Flow-Controlled Spray Cooling Approaches for Dynamic Thermal Management

Abstract

Abstract Two-phase spray cooling is considered as one of the most promising thermal management techniques characterized by high heat transfer coefficient (HTC) and critical heat flux (CHF), as well as near-uniform temperatures on target surface. Normally, spray cooling systems feature steady flow rate and continuous spray, and are designed to satisfy the maximum expected heat load. However, if the heat load varies due to operating conditions, such as cold starts and pulsing power cycles, a spray cooling system uses excessive coolant most of the time, and causes low cooling efficiencies because of lower utilization of phase-change heat transfer and higher pumping power.
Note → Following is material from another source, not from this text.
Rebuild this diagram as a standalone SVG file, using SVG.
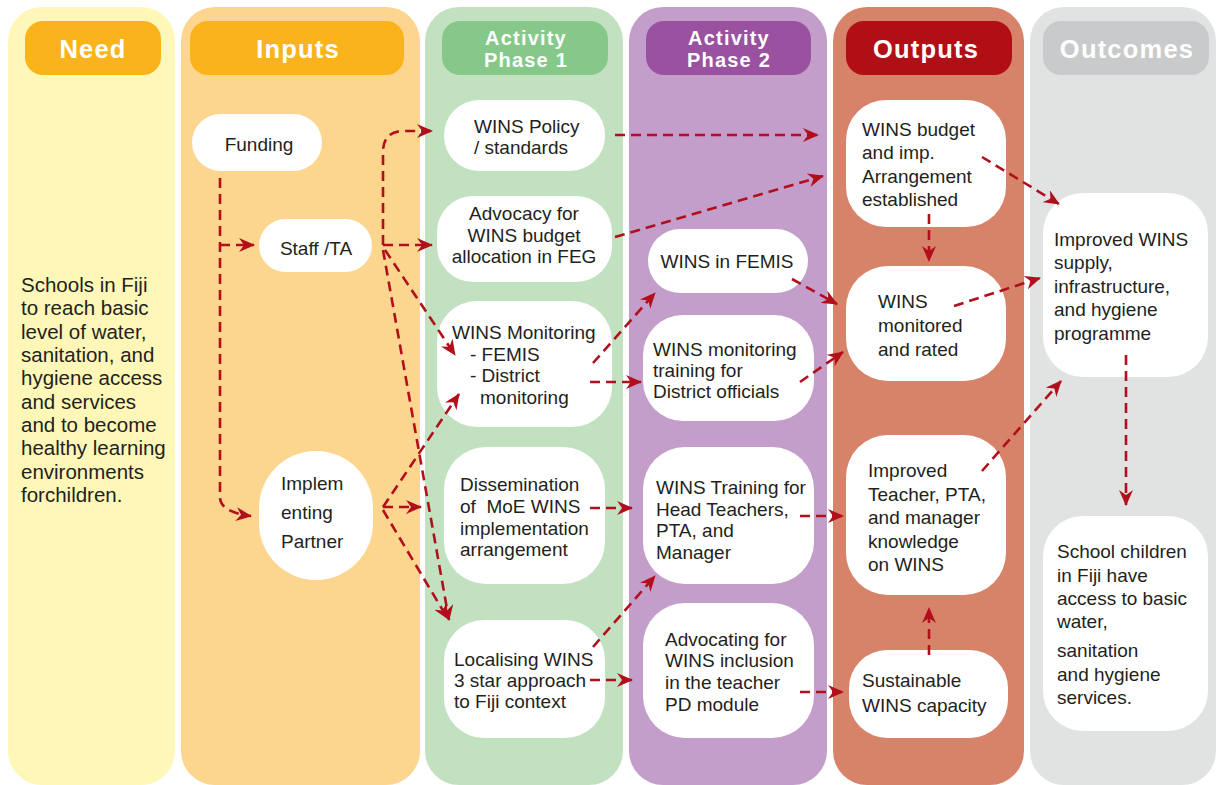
<svg xmlns="http://www.w3.org/2000/svg" width="1218" height="785" viewBox="0 0 1218 785">
<defs>
<style>
.hd{font-family:"Liberation Sans",Arial,sans-serif;font-weight:bold;fill:#fff;text-anchor:middle;letter-spacing:1.2px}
.t{font-family:"Liberation Sans",Arial,sans-serif;font-size:19px;fill:#231F20}
.tc{text-anchor:middle}
.n{fill:#fff}
.c path{fill:none;stroke:#B20F1C;stroke-width:2.6;stroke-dasharray:10 6;marker-end:url(#ah)}
</style>
<marker id="ah" markerUnits="userSpaceOnUse" viewBox="0 0 16 14" refX="15" refY="7" markerWidth="16" markerHeight="14" orient="auto">
<path d="M0,0 L16,7 L0,14 L5,7 Z" fill="#B20F1C"/>
</marker>
</defs>
<rect width="1218" height="785" fill="#fff"/>

<g id="columns">
<rect x="8" y="7" width="167" height="778" rx="34" fill="#FEF7B7"/>
<rect x="181" y="7" width="239" height="778" rx="34" fill="#FCD58F"/>
<rect x="425" y="7" width="198" height="778" rx="34" fill="#C2E1C1"/>
<rect x="629" y="7" width="198" height="778" rx="34" fill="#C49ECA"/>
<rect x="833" y="7" width="191" height="778" rx="34" fill="#D6836A"/>
<rect x="1030" y="7" width="186" height="778" rx="34" fill="#E1E3E2"/>
</g>

<g id="headers">
<g id="h-need"><rect x="25" y="21" width="136" height="54" rx="18" fill="#FBB31B"/><text class="hd" x="93" y="57.5" font-size="25.5">Need</text></g>
<g id="h-inputs"><rect x="190" y="21" width="214" height="54" rx="18" fill="#FBB31B"/><text class="hd" x="298" y="57.5" font-size="25.5">Inputs</text></g>
<g id="h-phase1"><rect x="442" y="21" width="166" height="54" rx="18" fill="#85C889"/><text class="hd" x="526" y="45" font-size="20">Activity</text><text class="hd" x="526" y="67" font-size="20">Phase 1</text></g>
<g id="h-phase2"><rect x="646" y="21" width="165" height="54" rx="18" fill="#9A51A0"/><text class="hd" x="729" y="45" font-size="20">Activity</text><text class="hd" x="729" y="67" font-size="20">Phase 2</text></g>
<g id="h-outputs"><rect x="846" y="21" width="166" height="54" rx="18" fill="#B10E16"/><text class="hd" x="926" y="57.5" font-size="25.5">Outputs</text></g>
<g id="h-outcomes"><rect x="1043" y="21" width="166" height="54" rx="18" fill="#C9CACB"/><text class="hd" x="1127" y="57.5" font-size="25.5">Outcomes</text></g>
</g>

<g id="need-text">
<text class="t" font-size="20.5" style="font-size:20.5px">
<tspan x="21" y="292">Schools in Fiji</tspan>
<tspan x="21" y="315.3">to reach basic</tspan>
<tspan x="21" y="338.6">level of water,</tspan>
<tspan x="21" y="362">sanitation, and</tspan>
<tspan x="21" y="385.3">hygiene access</tspan>
<tspan x="21" y="408.6">and services</tspan>
<tspan x="21" y="432">and to become</tspan>
<tspan x="21" y="455.3">healthy learning</tspan>
<tspan x="21" y="478.6">environments</tspan>
<tspan x="21" y="502">forchildren.</tspan>
</text>
</g>

<g id="n-funding"><rect class="n" x="192" y="114" width="130" height="57" rx="28.5"/><text class="t tc" x="259" y="151">Funding</text></g>
<g id="n-staff"><rect class="n" x="259" y="219" width="113" height="53" rx="26.5"/><text class="t tc" x="316" y="255">Staff /TA</text></g>
<g id="n-partner"><rect class="n" x="259" y="451" width="114" height="129" rx="57"/><text class="t"><tspan x="281" y="490">Implem</tspan><tspan x="281" y="519">enting</tspan><tspan x="281" y="548">Partner</tspan></text></g>

<g id="n-policy"><rect class="n" x="444" y="100" width="161" height="71" rx="35"/><text class="t"><tspan x="474" y="133">WINS Policy</tspan><tspan x="474" y="154">/ standards</tspan></text></g>
<g id="n-advocacy"><rect class="n" x="437" y="196" width="175" height="86" rx="36"/><text class="t tc"><tspan x="524" y="220">Advocacy for</tspan><tspan x="524" y="242">WINS budget</tspan><tspan x="524" y="263">allocation in FEG</tspan></text></g>
<g id="n-monitoring"><rect class="n" x="437" y="301" width="175" height="126" rx="40"/><text class="t"><tspan x="452" y="339">WINS Monitoring</tspan><tspan x="470" y="361">- FEMIS</tspan><tspan x="470" y="382">- District</tspan><tspan x="480" y="404">monitoring</tspan></text></g>
<g id="n-dissemination"><rect class="n" x="444" y="447" width="161" height="137" rx="42"/><text class="t" xml:space="preserve"><tspan x="460" y="491">Dissemination</tspan><tspan x="460" y="513">of  MoE WINS</tspan><tspan x="460" y="535">implementation</tspan><tspan x="460" y="556">arrangement</tspan></text></g>
<g id="n-localising"><rect class="n" x="444" y="620" width="161" height="118" rx="40"/><text class="t"><tspan x="454" y="666">Localising WINS</tspan><tspan x="454" y="687">3 star approach</tspan><tspan x="454" y="708">to Fiji context</tspan></text></g>

<g id="n-femis"><rect class="n" x="648" y="229" width="160" height="64" rx="32"/><text class="t tc" x="727" y="268">WINS in FEMIS</text></g>
<g id="n-mtraining"><rect class="n" x="643" y="315" width="171" height="106" rx="40"/><text class="t"><tspan x="653" y="356">WINS monitoring</tspan><tspan x="653" y="377">training for</tspan><tspan x="653" y="398">District officials</tspan></text></g>
<g id="n-htraining"><rect class="n" x="643" y="447" width="171" height="137" rx="42"/><text class="t"><tspan x="656" y="494">WINS Training for</tspan><tspan x="656" y="516">Head Teachers,</tspan><tspan x="656" y="537">PTA, and</tspan><tspan x="656" y="559">Manager</tspan></text></g>
<g id="n-advocating"><rect class="n" x="643" y="603" width="171" height="135" rx="42"/><text class="t"><tspan x="665" y="646">Advocating for</tspan><tspan x="665" y="667">WINS inclusion</tspan><tspan x="665" y="689">in the teacher</tspan><tspan x="665" y="711">PD module</tspan></text></g>

<g id="n-budget"><rect class="n" x="846" y="100" width="160" height="127" rx="40"/><text class="t"><tspan x="862" y="136">WINS budget</tspan><tspan x="862" y="159">and imp.</tspan><tspan x="862" y="182.5">Arrangement</tspan><tspan x="862" y="205.5">established</tspan></text></g>
<g id="n-monitored"><rect class="n" x="846" y="266" width="160" height="115" rx="42"/><text class="t"><tspan x="878" y="308">WINS</tspan><tspan x="878" y="332">monitored</tspan><tspan x="878" y="355.5">and rated</tspan></text></g>
<g id="n-teacher"><rect class="n" x="846" y="435" width="160" height="160" rx="42"/><text class="t"><tspan x="868" y="477">Improved</tspan><tspan x="868" y="500.5">Teacher, PTA,</tspan><tspan x="868" y="524">and manager</tspan><tspan x="868" y="547.5">knowledge</tspan><tspan x="868" y="571">on WINS</tspan></text></g>
<g id="n-sustain"><rect class="n" x="849" y="650" width="159" height="88" rx="38"/><text class="t"><tspan x="862" y="687">Sustainable</tspan><tspan x="862" y="711.5">WINS capacity</tspan></text></g>

<g id="n-supply"><rect class="n" x="1043" y="193" width="165" height="184" rx="40"/><text class="t"><tspan x="1054" y="246">Improved WINS</tspan><tspan x="1054" y="269">supply,</tspan><tspan x="1054" y="292.5">infrastructure,</tspan><tspan x="1054" y="316">and hygiene</tspan><tspan x="1054" y="339.5">programme</tspan></text></g>
<g id="n-children"><rect class="n" x="1043" y="516" width="165" height="215" rx="40"/><text class="t"><tspan x="1057" y="557.5">School children</tspan><tspan x="1057" y="581.5">in Fiji have</tspan><tspan x="1057" y="604.5">access to basic</tspan><tspan x="1057" y="628">water,</tspan><tspan x="1057" y="656.5">sanitation</tspan><tspan x="1057" y="681">and hygiene</tspan><tspan x="1057" y="703.5">services.</tspan></text></g>

<g id="connectors" class="c">
<path d="M220,178 V497 Q220,512 251,516"/>
<path d="M220,245 H254"/>
<path d="M383,245 V152 Q383,131 404,131 H432"/>
<path d="M383,245 H432"/>
<path d="M385,250 L455,355"/>
<path d="M383,250 L449,620"/>
<path d="M383,507 L459,394"/>
<path d="M383,507 H421"/>
<path d="M383,510 L448,619"/>
<path d="M615,135 H818"/>
<path d="M615,237 L823,176"/>
<path d="M593,363 L655,293"/>
<path d="M590,382 H641"/>
<path d="M792,279 L837,304"/>
<path d="M800,382 L843,352"/>
<path d="M590,508 H632"/>
<path d="M593,647 L655,576"/>
<path d="M590,680 H632"/>
<path d="M800,516 H843"/>
<path d="M800,692 H843"/>
<path d="M929,214 V261"/>
<path d="M982,157 L1059,204"/>
<path d="M954,306 L1040,278"/>
<path d="M982,471 L1061,381"/>
<path d="M929,655 V608"/>
<path d="M1126,355 V505"/>
</g>
</svg>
This study aimed to investigate variable and intermittent flow spray cooling characteristics for dynamic thermal management. Variable flow spray cooling scheme requires control of pump input voltage (or speed), and intermittent flow spray cooling scheme requires control of solenoid valve duty cycle and frequency. Tests were conducted on a closed-cycle system with HFE-7100 dielectric coolant at varying liquid flow rate and subcooling conditions, and using smooth and enhanced heat transfer surfaces. Results, compared to a baseline performance from steady flow case, indicated that the variable flow spray cooling conditions achieve similar cooling performance at low and moderate heat fluxes, while the intermittent flow spray conditions result in high temperature penalty and much lower CHF.